-- Begin --

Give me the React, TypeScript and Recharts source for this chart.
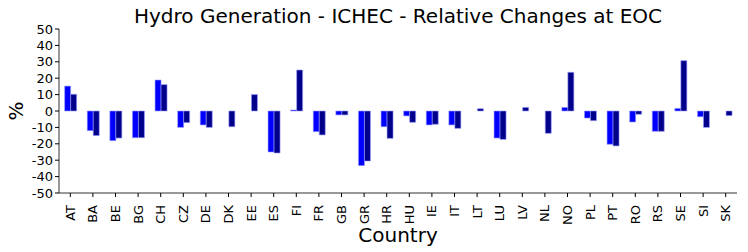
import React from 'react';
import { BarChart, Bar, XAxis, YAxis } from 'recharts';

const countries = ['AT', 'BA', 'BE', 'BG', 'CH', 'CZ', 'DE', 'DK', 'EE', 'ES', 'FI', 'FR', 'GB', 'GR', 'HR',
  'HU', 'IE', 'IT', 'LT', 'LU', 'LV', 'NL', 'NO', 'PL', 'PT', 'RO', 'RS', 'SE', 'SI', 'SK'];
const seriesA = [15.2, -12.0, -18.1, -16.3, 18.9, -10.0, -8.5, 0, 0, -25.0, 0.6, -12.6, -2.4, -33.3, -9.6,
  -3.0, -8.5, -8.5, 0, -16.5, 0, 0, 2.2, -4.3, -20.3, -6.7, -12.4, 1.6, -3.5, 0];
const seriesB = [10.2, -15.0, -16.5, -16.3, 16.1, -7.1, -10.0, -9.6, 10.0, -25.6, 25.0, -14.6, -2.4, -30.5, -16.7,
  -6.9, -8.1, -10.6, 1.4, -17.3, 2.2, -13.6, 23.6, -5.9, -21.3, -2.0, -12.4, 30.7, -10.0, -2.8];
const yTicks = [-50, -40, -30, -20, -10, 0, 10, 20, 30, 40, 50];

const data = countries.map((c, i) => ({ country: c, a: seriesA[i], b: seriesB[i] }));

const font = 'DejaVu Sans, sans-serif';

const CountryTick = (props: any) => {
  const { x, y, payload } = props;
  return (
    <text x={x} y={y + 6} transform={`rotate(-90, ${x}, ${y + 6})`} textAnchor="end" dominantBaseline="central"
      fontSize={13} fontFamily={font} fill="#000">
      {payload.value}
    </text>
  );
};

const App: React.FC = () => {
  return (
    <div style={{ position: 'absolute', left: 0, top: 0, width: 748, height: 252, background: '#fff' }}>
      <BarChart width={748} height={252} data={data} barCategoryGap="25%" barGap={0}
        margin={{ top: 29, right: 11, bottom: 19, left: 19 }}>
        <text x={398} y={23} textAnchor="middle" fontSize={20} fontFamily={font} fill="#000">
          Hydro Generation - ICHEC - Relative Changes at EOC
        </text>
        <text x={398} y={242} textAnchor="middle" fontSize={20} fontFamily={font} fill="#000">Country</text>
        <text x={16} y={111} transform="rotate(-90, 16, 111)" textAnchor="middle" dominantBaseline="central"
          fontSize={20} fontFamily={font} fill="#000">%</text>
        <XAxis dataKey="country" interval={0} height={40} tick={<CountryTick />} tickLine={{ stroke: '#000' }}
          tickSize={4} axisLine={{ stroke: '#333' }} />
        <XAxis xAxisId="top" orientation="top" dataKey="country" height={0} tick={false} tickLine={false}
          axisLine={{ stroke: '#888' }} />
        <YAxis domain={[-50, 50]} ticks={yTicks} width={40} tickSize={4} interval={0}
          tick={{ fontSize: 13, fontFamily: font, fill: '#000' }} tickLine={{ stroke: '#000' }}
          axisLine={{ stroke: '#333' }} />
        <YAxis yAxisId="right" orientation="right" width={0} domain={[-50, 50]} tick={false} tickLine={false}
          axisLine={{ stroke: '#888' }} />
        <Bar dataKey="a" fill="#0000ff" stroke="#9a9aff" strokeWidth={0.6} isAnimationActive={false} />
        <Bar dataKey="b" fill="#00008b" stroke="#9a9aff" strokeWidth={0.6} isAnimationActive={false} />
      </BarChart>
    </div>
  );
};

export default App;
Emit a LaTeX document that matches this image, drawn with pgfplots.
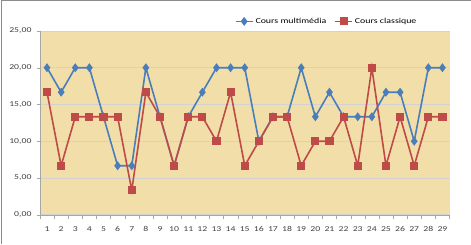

-- End --

◆ Task description ◆
Please restate the material above line by line, exactly, beginning at its first line and ending with the line that contains "30, 40, 50];", without any pictures.

◆ In response ◆
Give me the React, TypeScript and Recharts source for this chart.
import React from 'react';
import { BarChart, Bar, XAxis, YAxis } from 'recharts';

const countries = ['AT', 'BA', 'BE', 'BG', 'CH', 'CZ', 'DE', 'DK', 'EE', 'ES', 'FI', 'FR', 'GB', 'GR', 'HR',
  'HU', 'IE', 'IT', 'LT', 'LU', 'LV', 'NL', 'NO', 'PL', 'PT', 'RO', 'RS', 'SE', 'SI', 'SK'];
const seriesA = [15.2, -12.0, -18.1, -16.3, 18.9, -10.0, -8.5, 0, 0, -25.0, 0.6, -12.6, -2.4, -33.3, -9.6,
  -3.0, -8.5, -8.5, 0, -16.5, 0, 0, 2.2, -4.3, -20.3, -6.7, -12.4, 1.6, -3.5, 0];
const seriesB = [10.2, -15.0, -16.5, -16.3, 16.1, -7.1, -10.0, -9.6, 10.0, -25.6, 25.0, -14.6, -2.4, -30.5, -16.7,
  -6.9, -8.1, -10.6, 1.4, -17.3, 2.2, -13.6, 23.6, -5.9, -21.3, -2.0, -12.4, 30.7, -10.0, -2.8];
const yTicks = [-50, -40, -30, -20, -10, 0, 10, 20, 30, 40, 50];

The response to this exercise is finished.